Tra ironia e drammi, tra risate e momenti di crisi, il professor Marin, appellato confidenzialmente “prof” dai suoi studenti, che non si peritano neppure a volte di dargli del tu, tenta, spesso inutilmente, di appassionare i ragazzi allo studio, di abituarli al confronto e al rispetto delle regole. Egli si rende conto delle condizioni precarie di vita dei suoi allievi, figli di seconda immigrazione, ma non riesce a conciliare questa sua umanità con il suo compito di insegnante ed educatore. Qualche volta gli sfugge l’autocontrollo emotivo, scadendo a un livello di battibecco alla pari con gli adolescenti della sua classe, fino a lasciarsi sviare dal tema della lezione in corso a causa dei loro interventi provocatori. Per questo a un certo punto, quando gli viene contestato il suo metodo, gli capita di lasciarsi sfuggire una risposta insultante nei confronti delle due rappresentanti di classe. L’incidente lo metterà in una condizione di debolezza nei confronti dei colleghi del consiglio di disciplina, perdendo l’autorevolezza che a suo parere gli sarebbe stata umanamente necessaria per poter perorare con successo la difesa di Souleymane. Infatti il prof era venuto a sapere che con l’espulsione il ragazzo avrebbe perso l’opportunità di istruirsi, perché il padre l’avrebbe rimandato al suo paese in Africa.
Il regista racconta tutto questo senza giudicare, mostrando soltanto la realtà dei fatti, provocati dall’interazione verbale delle parti in gioco in un crescendo che sfugge di mano a tutti, fino a esplodere in conseguenze di involontaria ingiustizia sociale .
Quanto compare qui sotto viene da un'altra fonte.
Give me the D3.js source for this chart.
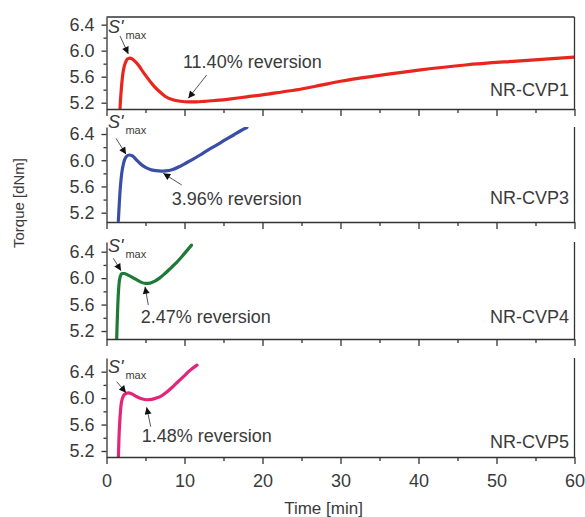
<!DOCTYPE html>
<html>
<head>
<meta charset="utf-8">
<script src="https://cdn.jsdelivr.net/npm/d3@7/dist/d3.min.js"></script>
<style>
  html, body { margin: 0; padding: 0; background: #fff; }
  svg { display: block; }
  text { font-family: "Liberation Sans", Arial, Helvetica, sans-serif; fill: #3a3a3a; }
</style>
</head>
<body>
<script>
// ---------------- DATA ----------------
const xTicksMajor = [0, 10, 20, 30, 40, 50, 60];
const xTicksMinor = [5, 15, 25, 35, 45, 55];
const yTicksMajor = [5.2, 5.6, 6.0, 6.4];
const yTicksMinor = [5.4, 5.8, 6.2];

const sampleNames = ["NR-CVP1", "NR-CVP3", "NR-CVP4", "NR-CVP5"];
const reversionLabels = ["11.40% reversion", "3.96% reversion", "2.47% reversion", "1.48% reversion"];

// NR-CVP1 (red)
const cvp1Time   = [1.7, 1.8, 1.95, 2.1, 2.3, 2.55, 2.8, 3.0, 3.3, 3.7, 4.2, 4.7, 5.2, 5.7, 6.2, 6.9, 7.5, 8.5, 9.5, 10.5, 11.5, 12.5, 14, 16, 18, 20, 22.5, 25, 27.5, 30, 35, 40, 46, 52.6, 60];
const cvp1Torque = [5.05, 5.25, 5.48, 5.65, 5.77, 5.85, 5.878, 5.885, 5.875, 5.83, 5.76, 5.67, 5.59, 5.51, 5.44, 5.36, 5.30, 5.245, 5.222, 5.214, 5.214, 5.22, 5.235, 5.26, 5.29, 5.32, 5.365, 5.41, 5.47, 5.53, 5.62, 5.70, 5.78, 5.84, 5.90];
// NR-CVP3 (blue)
const cvp3Time   = [1.52, 1.6, 1.75, 1.95, 2.2, 2.5, 2.9, 3.3, 3.8, 4.3, 5.0, 5.6, 6.3, 7.0, 7.6, 8.5, 9.3, 10.0, 11, 12, 13, 14.1, 15.2, 16.3, 17.2, 18.0];
const cvp3Torque = [5.08, 5.25, 5.55, 5.80, 5.96, 6.05, 6.08, 6.07, 6.01, 5.95, 5.89, 5.86, 5.842, 5.835, 5.838, 5.86, 5.90, 5.945, 6.01, 6.08, 6.155, 6.23, 6.31, 6.385, 6.45, 6.50];
// NR-CVP4 (green)
const cvp4Time   = [1.3, 1.36, 1.45, 1.58, 1.75, 2.0, 2.3, 2.7, 3.2, 3.8, 4.4, 5.0, 5.6, 6.2, 6.8, 7.5, 8.3, 9.0, 9.9, 10.9];
const cvp4Torque = [5.05, 5.30, 5.60, 5.88, 6.02, 6.07, 6.07, 6.05, 6.02, 5.98, 5.94, 5.92, 5.925, 5.955, 6.00, 6.07, 6.16, 6.24, 6.36, 6.50];
// NR-CVP5 (magenta)
const cvp5Time   = [1.52, 1.6, 1.72, 1.85, 2.05, 2.35, 2.8, 3.3, 3.9, 4.5, 5.2, 5.8, 6.4, 7.0, 7.7, 8.4, 9.1, 9.9, 10.7, 11.6];
const cvp5Torque = [5.08, 5.40, 5.68, 5.88, 6.00, 6.06, 6.08, 6.06, 6.02, 5.99, 5.975, 5.98, 6.00, 6.03, 6.09, 6.16, 6.24, 6.33, 6.42, 6.50];

// ---------------- LAYOUT / STYLE ----------------
const W = 585, H = 517;
const xLeft = 106.5, xRight = 574.5;
const panels = [
  { time: cvp1Time, torque: cvp1Torque, color: "#e8261e", top: 17,  bottom: 109, domain: [5.103, 6.518], topBorder: true },
  { time: cvp3Time, torque: cvp3Torque, color: "#3b4ea6", top: 127, bottom: 222, domain: [5.058, 6.507] },
  { time: cvp4Time, torque: cvp4Torque, color: "#1f7a38", top: 242, bottom: 339, domain: [5.079, 6.547] },
  { time: cvp5Time, torque: cvp5Torque, color: "#e3247a", top: 358, bottom: 457, domain: [5.109, 6.607] }
];
// annotation anchors in data units (time, torque)
const annot = [
  { s: [0.19, 6.272], sArrow: [[1.73, 6.226], [2.8, 5.95]],  rev: [9.8, 5.734],  revArrow: [[12.85, 5.626], [10.49, 5.268]], name: [59.3, 5.303] },
  { s: [0.19, 6.487], sArrow: [[1.22, 6.334], [2.5, 6.09]],  rev: [8.36, 5.318], revArrow: [[9.64, 5.623], [7.28, 5.80]],   name: [59.3, 5.333] },
  { s: [0.19, 6.395], sArrow: [[0.87, 6.30],  [1.86, 6.113]], rev: [4.38, 5.321], revArrow: [[5.36, 5.594], [4.94, 5.87]],   name: [59.3, 5.321] },
  { s: [0.19, 6.38],  sArrow: [[1.31, 6.249], [2.5, 6.082]], rev: [4.51, 5.341], revArrow: [[5.67, 5.568], [5.15, 5.861]],  name: [59.3, 5.246] }
];

const svg = d3.select("body").append("svg").attr("width", W).attr("height", H);
const defs = svg.append("defs");
defs.append("marker")
  .attr("id", "head").attr("viewBox", "0 0 10 10")
  .attr("refX", 10).attr("refY", 5)
  .attr("markerUnits", "userSpaceOnUse")
  .attr("markerWidth", 9).attr("markerHeight", 7)
  .attr("orient", "auto")
  .append("path").attr("d", "M0,0 L10,5 L0,10 Z").attr("fill", "#111");

const x = d3.scaleLinear().domain([0, 60]).range([xLeft, xRight]);
const axisColor = "#333";

panels.forEach((p, i) => {
  const y = d3.scaleLinear().domain(p.domain).range([p.bottom, p.top]);
  const g = svg.append("g");

  defs.append("clipPath").attr("id", "clip" + i)
    .append("rect").attr("x", xLeft).attr("y", p.top).attr("width", xRight - xLeft).attr("height", p.bottom - p.top);

  const pts = p.time.map((t, k) => [t, p.torque[k]]);
  const line = d3.line().x(d => x(d[0])).y(d => y(d[1])).curve(d3.curveMonotoneX);
  g.append("path").datum(pts)
    .attr("clip-path", "url(#clip" + i + ")")
    .attr("d", line).attr("fill", "none")
    .attr("stroke", p.color).attr("stroke-width", 3.2)
    .attr("stroke-linejoin", "round").attr("stroke-linecap", "round");

  const isLast = i === panels.length - 1;
  const xAxis = d3.axisBottom(x).tickValues(xTicksMajor).tickSize(7).tickSizeOuter(0).tickPadding(10)
    .tickFormat(isLast ? d3.format("d") : () => "");
  const gx = g.append("g").attr("transform", `translate(0,${p.bottom})`).call(xAxis);
  const gxm = g.append("g").attr("transform", `translate(0,${p.bottom})`)
    .call(d3.axisBottom(x).tickValues(xTicksMinor).tickSize(4).tickSizeOuter(0).tickFormat(() => ""));
  gxm.select(".domain").remove();

  const yAxis = d3.axisLeft(y).tickValues(yTicksMajor).tickSize(5).tickSizeOuter(0).tickPadding(7)
    .tickFormat(d3.format(".1f"));
  const gy = g.append("g").attr("transform", `translate(${xLeft},0)`).call(yAxis);
  const gym = g.append("g").attr("transform", `translate(${xLeft},0)`)
    .call(d3.axisLeft(y).tickValues(yTicksMinor).tickSize(3).tickSizeOuter(0).tickFormat(() => ""));
  gym.select(".domain").remove();

  [gx, gxm, gy, gym].forEach(a => {
    a.selectAll("path, line").attr("stroke", axisColor).attr("stroke-width", 1.3);
    a.selectAll("text").attr("fill", "#3a3a3a").style("font-size", "18px")
      .style("font-family", '"Liberation Sans", Arial, sans-serif');
  });

  g.append("line").attr("x1", xRight).attr("x2", xRight).attr("y1", p.top).attr("y2", p.bottom)
    .attr("stroke", axisColor).attr("stroke-width", 1.3);
  if (p.topBorder) {
    g.append("line").attr("x1", xLeft).attr("x2", xRight).attr("y1", p.top).attr("y2", p.top)
      .attr("stroke", axisColor).attr("stroke-width", 1.3);
  }

  const a = annot[i];
  const st = g.append("text").attr("x", x(a.s[0])).attr("y", y(a.s[1]));
  st.append("tspan").text("S'").style("font-style", "italic").style("font-size", "18px");
  st.append("tspan").text("max").attr("dx", 2).attr("dy", 6).style("font-size", "11px");

  [a.sArrow, a.revArrow].forEach(ar => {
    g.append("line")
      .attr("x1", x(ar[0][0])).attr("y1", y(ar[0][1]))
      .attr("x2", x(ar[1][0])).attr("y2", y(ar[1][1]))
      .attr("stroke", "#555").attr("stroke-width", 1)
      .attr("marker-end", "url(#head)");
  });

  g.append("text").attr("x", x(a.rev[0])).attr("y", y(a.rev[1]))
    .style("font-size", "18px").text(reversionLabels[i]);

  g.append("text").attr("x", x(a.name[0])).attr("y", y(a.name[1]))
    .attr("text-anchor", "end").style("font-size", "18px").text(sampleNames[i]);
});

svg.append("text").attr("x", 323.5).attr("y", 514).attr("text-anchor", "middle")
  .style("font-size", "17px").text("Time [min]");
svg.append("text").attr("transform", "translate(24,203) rotate(-90)").attr("text-anchor", "middle")
  .style("font-size", "15px").text("Torque [dNm]");
</script>
</body>
</html>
La scuola e l'interazione delle difficoltà nel dialogo
Nel film viene focalizzato problematicamente il disorientamento della scuola, cioè del preside e degli insegnanti tutti, nel gestire classi con così tante presenze di immigrati nel contesto, per di più esteso e generalizzato, delle difficoltà di apprendimento degli studenti e della loro aperta disaffezione allo studio. Non viene nascosta, ma anzi amaramente evidenziata, la scarsità dei frutti dell’insegnamento, ponendo proprio nella conclusione l’episodio dell’allieva di colore che confessa al professore di non aver imparato niente e di non sentirsi preparata per proseguire gli studi, mentre nel libro questo dialogo è più interno alla narrazione. Tale spostamento è significativo: da evento narrativo conclusivo soltanto ironicamente spiazzante per il docente (e per lo spettatore), l’episodio assume nel libro un carattere drammatico esemplare, segnalando al lettore come fosse una pietra miliare la misura del problema. Tuttavia la visione complessiva di questa difficile situazione da parte di Cantet non è priva di spiragli, come dimostra la partita di pallone tra insegnanti e allievi a conclusione dell’anno scolastico nel finale del film: l’insegnante Francois Marin vi partecipa.
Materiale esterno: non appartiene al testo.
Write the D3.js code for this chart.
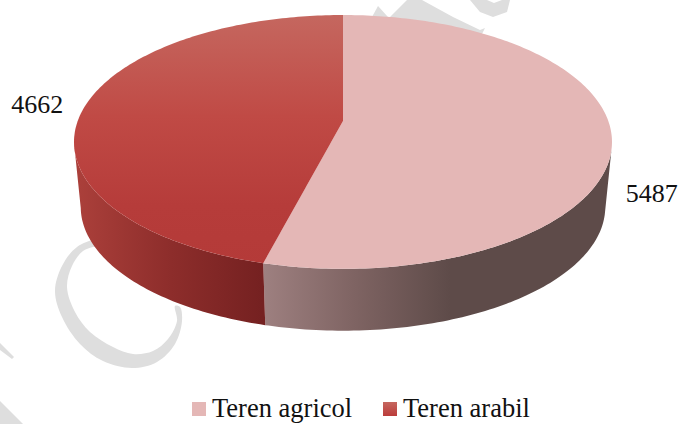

Per dichiarazione dello stesso regista il messaggio del film vuole essere piuttosto questo: “La scuola dovrebbe integrare tutte le diversità nel dialogo”. Sul piano dell’ispirazione artistica il regista, figlio di insegnanti, ha dichiarato di aver concepito un interesse per la rappresentazione cinematografica della vita interna alla scuola grazie ai suoi aspetti teatrali, adeguati a una narrazione filmica, come l’andamento drammatico delle interazioni emotive data la vitalità giovanile di una classe.